Protocols: Bavarian collaborates with BMS on lung cancer study; Eleven completes Roche deal; Intellia chief anticipates new CRISPR tweaks
Following up on its big setback for non-small cell lung cancer, Bristol-Myers has agreed to supply its checkpoint drug to Denmark’s Bavarian Nordic, which plans to enroll 165 patients in a Phase II lung cancer study that will get a combination of Opdivo and its antigen-targeting CV301. The study will focus on previously treated patients. Opdivo is already approved in the second-line setting. There has been an explosion of collaborations in immune-oncology over the past two years.
Here’s another I/O matchup. Looking to see if it can mount a comeback for tivozanib, Aveo is launching a Phase I combination study of its drug combined with Bristol-Myers’ Opdivo for advanced renal cell carcinoma.
Eleven Biotherapeutics $EBIO has landed the shareholder votes it needed to complete its licensing pact with Roche, according to an SEC filing. Eleven’s lead drug failed back-to-back studies, forcing the company to do a deal on its remaining assets as it considers a wind-down of operations.
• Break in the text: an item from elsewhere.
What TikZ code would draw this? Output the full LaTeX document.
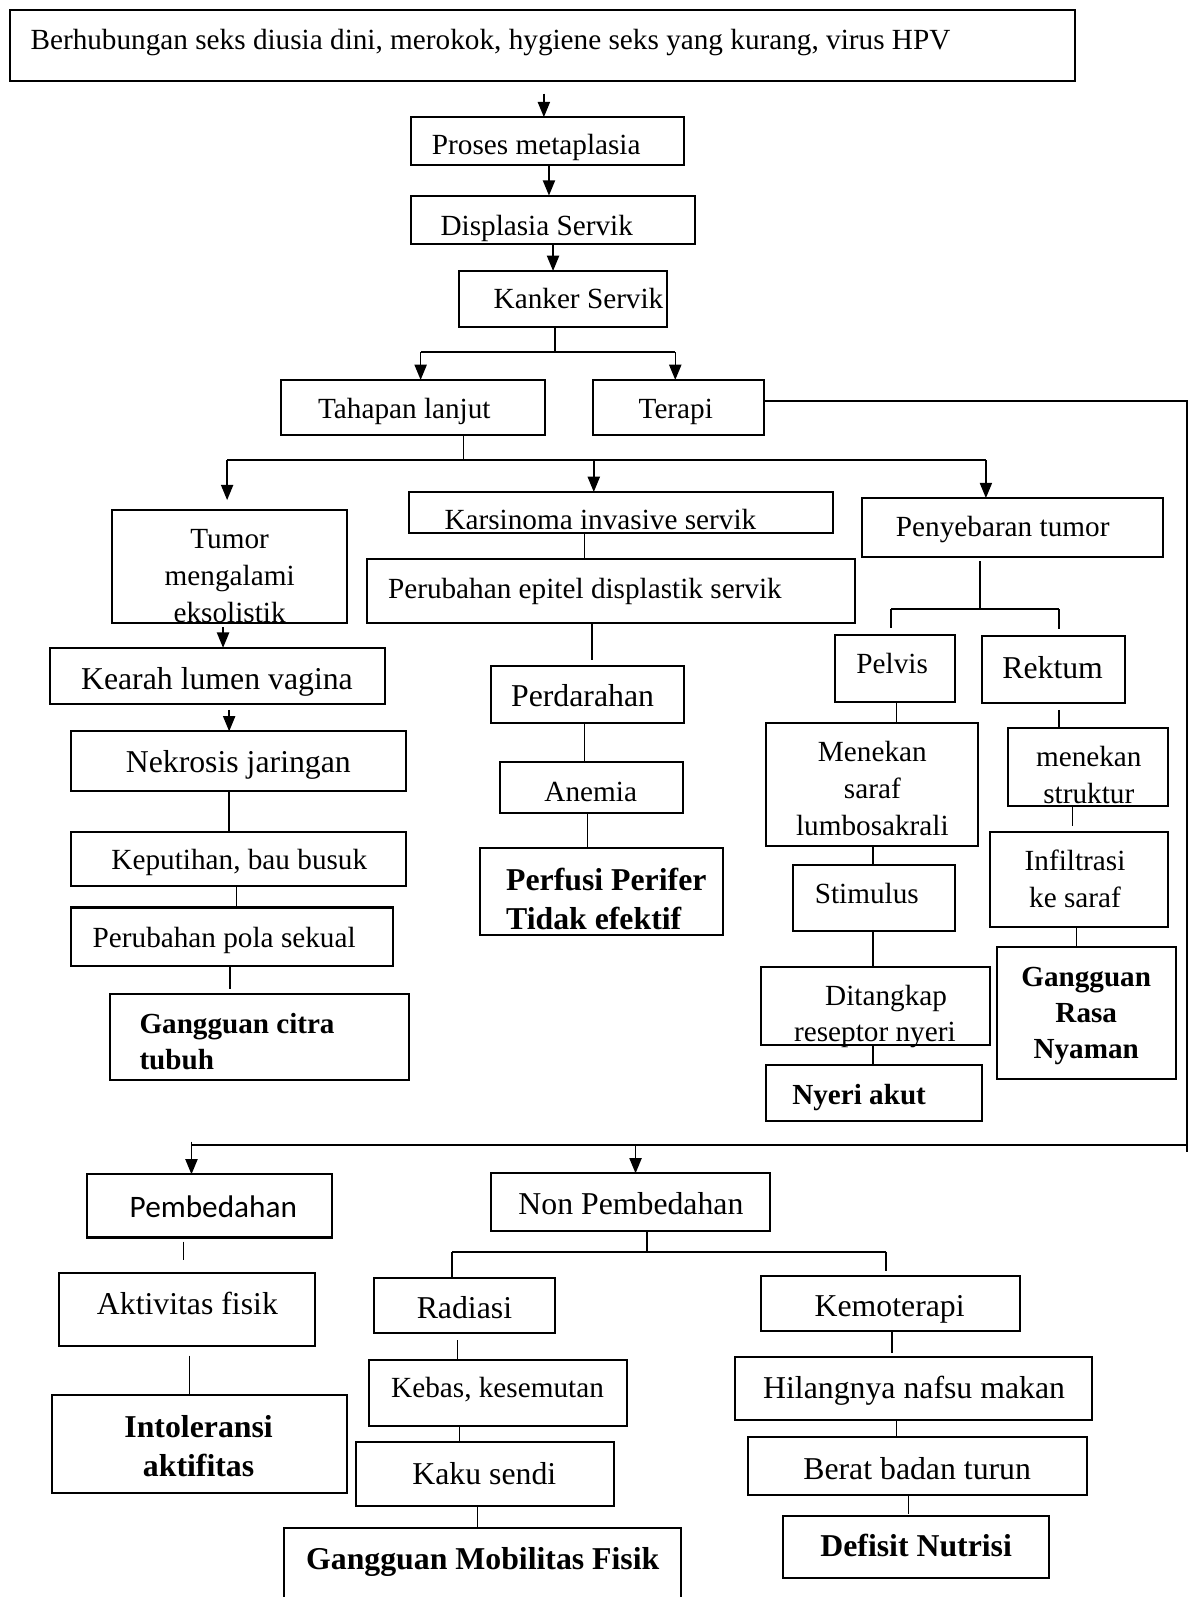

Intellia CEO Nessan Bermingham tells Business Insider that he expects to see some improvements in CRISPR Cas9, but no revolutionary breakout in the tech. “In my mind now, where I think we’ll see the change and the significant step forward is going to be on double-stranded break repair. We have a pair of scissors that works really well. And we can tweak it; we know how to do that with protein modifications and engineering.”
San Diego-based Sorrento Therapeutics has recruited former Celgene CMO Jerome Zeldis to the company, where he’ll take the same title and responsibility for clinical development.
San Diego-based NovaRx has raised funds, expanded its management team and changed its name to Activate Immunotherapy. Its cancer vaccine failed a Phase III in 2013, but the new owners say that they saw positive results from a subgroup of patients.